• [GIVEN EXERCISE]:
Give back, unchanged, the line with "Rebuild this chart", the line with "import plotly.graph_objects as go", and every line between them, and no other line.

• [DATA IN THIS EXERCISE]:

────────────────────

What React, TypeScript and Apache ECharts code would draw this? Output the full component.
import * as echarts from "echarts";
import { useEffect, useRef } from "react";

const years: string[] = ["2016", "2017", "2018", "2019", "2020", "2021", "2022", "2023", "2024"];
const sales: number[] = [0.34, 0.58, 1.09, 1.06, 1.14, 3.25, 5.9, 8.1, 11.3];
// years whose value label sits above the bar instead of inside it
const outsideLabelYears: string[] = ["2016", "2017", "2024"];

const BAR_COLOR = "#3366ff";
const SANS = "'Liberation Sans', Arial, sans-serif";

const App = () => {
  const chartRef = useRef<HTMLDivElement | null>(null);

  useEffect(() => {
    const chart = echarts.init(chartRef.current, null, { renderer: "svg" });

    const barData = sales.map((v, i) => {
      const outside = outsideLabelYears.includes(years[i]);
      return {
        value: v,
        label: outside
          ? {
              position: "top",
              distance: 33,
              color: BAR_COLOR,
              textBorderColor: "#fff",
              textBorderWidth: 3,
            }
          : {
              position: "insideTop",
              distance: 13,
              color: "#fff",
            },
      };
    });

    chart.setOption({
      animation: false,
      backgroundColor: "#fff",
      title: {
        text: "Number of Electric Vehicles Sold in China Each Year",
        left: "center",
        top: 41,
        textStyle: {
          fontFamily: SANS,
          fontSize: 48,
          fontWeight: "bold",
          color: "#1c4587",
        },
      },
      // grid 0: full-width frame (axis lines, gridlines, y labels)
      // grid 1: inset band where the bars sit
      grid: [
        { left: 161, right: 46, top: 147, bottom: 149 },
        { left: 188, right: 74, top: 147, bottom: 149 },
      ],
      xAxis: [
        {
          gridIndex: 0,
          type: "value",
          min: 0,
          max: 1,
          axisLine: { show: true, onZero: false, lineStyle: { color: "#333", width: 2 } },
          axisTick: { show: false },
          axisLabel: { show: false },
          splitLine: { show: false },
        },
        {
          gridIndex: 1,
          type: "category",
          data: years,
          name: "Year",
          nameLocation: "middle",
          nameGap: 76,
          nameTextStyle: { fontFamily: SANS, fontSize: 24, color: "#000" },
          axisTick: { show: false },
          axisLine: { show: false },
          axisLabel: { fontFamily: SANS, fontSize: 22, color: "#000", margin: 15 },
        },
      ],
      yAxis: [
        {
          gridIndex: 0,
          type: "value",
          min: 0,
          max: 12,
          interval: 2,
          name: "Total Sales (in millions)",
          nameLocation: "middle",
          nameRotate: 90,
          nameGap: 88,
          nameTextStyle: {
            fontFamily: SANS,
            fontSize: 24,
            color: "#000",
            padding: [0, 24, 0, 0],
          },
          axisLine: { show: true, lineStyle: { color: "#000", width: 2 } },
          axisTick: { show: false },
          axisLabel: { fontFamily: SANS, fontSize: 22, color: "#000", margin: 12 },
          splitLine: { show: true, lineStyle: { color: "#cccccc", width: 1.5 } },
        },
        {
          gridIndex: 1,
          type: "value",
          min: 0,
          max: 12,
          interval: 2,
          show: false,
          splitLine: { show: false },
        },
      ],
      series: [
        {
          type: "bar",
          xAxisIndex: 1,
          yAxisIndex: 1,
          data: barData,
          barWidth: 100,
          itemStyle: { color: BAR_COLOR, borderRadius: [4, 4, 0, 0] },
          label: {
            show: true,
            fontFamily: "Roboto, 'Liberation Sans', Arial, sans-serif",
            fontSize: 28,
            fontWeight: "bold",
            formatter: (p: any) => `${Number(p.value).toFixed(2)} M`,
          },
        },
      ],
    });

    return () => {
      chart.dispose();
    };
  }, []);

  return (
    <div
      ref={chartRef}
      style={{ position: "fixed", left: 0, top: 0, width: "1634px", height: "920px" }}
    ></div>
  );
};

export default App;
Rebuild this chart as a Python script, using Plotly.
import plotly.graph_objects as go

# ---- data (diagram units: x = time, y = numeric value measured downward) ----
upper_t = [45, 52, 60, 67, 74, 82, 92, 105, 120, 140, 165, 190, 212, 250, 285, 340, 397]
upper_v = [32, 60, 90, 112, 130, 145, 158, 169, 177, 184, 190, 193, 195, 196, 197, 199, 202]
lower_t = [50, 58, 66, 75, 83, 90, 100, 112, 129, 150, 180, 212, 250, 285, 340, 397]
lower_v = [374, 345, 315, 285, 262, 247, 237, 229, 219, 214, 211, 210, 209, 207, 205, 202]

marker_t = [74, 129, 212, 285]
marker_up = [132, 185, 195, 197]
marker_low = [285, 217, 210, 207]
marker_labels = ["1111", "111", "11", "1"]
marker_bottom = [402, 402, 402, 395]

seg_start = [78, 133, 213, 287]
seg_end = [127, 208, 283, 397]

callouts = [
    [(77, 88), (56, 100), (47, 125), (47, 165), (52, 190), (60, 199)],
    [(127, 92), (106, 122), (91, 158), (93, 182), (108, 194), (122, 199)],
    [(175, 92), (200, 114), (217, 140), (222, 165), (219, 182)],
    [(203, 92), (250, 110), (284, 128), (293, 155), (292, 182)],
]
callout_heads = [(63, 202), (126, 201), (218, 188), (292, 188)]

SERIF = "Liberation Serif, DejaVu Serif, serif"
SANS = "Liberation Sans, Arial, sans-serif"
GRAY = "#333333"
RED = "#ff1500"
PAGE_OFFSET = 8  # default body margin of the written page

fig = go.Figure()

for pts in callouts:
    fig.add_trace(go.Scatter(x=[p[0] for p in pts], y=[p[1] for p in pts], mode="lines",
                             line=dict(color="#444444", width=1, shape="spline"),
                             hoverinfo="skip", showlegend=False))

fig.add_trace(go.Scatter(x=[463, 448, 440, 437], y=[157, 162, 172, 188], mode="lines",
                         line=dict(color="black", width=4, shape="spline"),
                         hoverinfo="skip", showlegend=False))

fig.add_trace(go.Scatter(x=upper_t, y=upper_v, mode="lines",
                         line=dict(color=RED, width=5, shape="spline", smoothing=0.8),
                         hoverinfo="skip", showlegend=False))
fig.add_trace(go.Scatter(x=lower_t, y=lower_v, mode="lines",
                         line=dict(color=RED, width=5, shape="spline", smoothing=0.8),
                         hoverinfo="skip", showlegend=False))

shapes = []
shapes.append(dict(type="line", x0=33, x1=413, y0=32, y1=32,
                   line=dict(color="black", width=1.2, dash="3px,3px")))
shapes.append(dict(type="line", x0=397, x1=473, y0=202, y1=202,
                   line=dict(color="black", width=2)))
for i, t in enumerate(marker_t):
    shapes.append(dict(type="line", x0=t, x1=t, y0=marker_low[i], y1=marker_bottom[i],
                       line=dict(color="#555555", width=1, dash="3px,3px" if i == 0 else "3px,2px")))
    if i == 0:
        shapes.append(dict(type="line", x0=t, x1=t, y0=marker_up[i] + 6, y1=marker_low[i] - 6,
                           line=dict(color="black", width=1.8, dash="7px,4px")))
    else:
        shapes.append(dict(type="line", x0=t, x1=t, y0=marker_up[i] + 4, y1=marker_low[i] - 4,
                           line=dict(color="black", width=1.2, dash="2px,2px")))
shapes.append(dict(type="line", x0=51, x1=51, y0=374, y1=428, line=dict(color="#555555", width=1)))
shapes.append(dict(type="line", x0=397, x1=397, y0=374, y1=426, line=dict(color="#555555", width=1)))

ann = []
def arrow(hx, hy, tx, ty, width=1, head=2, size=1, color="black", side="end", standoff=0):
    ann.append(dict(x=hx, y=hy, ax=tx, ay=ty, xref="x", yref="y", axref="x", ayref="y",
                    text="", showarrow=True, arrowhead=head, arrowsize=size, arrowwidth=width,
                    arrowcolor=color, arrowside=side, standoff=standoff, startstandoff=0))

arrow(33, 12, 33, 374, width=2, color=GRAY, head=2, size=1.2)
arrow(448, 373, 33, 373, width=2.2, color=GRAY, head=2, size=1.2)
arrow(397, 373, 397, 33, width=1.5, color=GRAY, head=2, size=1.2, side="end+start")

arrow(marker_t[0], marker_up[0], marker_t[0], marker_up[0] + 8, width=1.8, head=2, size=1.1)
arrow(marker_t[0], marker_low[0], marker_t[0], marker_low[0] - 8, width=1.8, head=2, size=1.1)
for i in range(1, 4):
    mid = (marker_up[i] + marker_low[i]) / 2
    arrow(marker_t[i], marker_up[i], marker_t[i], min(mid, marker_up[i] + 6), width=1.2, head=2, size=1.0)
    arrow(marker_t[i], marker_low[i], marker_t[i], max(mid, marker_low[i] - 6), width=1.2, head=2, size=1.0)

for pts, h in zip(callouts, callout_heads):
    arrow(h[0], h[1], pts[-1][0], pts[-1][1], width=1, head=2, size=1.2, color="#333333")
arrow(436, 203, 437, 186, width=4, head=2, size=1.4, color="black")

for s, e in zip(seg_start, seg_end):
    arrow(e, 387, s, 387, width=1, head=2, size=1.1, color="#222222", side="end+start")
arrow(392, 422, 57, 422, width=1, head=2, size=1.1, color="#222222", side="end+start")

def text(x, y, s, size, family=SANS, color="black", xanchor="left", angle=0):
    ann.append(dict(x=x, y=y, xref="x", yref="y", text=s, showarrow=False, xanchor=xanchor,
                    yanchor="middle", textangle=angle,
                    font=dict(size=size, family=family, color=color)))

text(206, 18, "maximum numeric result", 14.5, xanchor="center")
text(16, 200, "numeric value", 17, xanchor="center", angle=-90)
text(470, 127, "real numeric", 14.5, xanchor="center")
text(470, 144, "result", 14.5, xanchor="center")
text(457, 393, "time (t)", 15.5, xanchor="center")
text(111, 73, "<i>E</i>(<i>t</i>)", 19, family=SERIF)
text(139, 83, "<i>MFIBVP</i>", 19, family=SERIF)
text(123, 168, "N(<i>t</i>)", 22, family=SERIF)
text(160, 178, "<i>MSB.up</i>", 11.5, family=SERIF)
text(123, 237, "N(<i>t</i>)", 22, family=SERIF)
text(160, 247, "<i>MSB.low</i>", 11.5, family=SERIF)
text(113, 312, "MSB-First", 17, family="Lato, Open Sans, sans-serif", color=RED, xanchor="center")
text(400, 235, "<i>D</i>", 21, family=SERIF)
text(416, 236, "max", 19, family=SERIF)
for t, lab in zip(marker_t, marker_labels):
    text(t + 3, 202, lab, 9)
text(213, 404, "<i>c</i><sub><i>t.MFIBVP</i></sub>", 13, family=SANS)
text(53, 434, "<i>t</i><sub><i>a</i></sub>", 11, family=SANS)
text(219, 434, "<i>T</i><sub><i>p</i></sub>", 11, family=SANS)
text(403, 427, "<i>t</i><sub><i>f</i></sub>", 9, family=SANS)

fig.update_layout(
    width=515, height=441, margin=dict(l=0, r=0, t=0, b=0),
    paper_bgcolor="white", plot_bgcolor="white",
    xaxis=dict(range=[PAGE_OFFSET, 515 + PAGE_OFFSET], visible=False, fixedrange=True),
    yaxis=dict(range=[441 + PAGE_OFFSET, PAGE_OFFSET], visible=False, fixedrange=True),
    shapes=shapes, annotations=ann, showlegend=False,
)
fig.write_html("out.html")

────────────────────

• [RESULT BELOW]:
Rebuild this chart as a Python script, using Plotly.
import plotly.graph_objects as go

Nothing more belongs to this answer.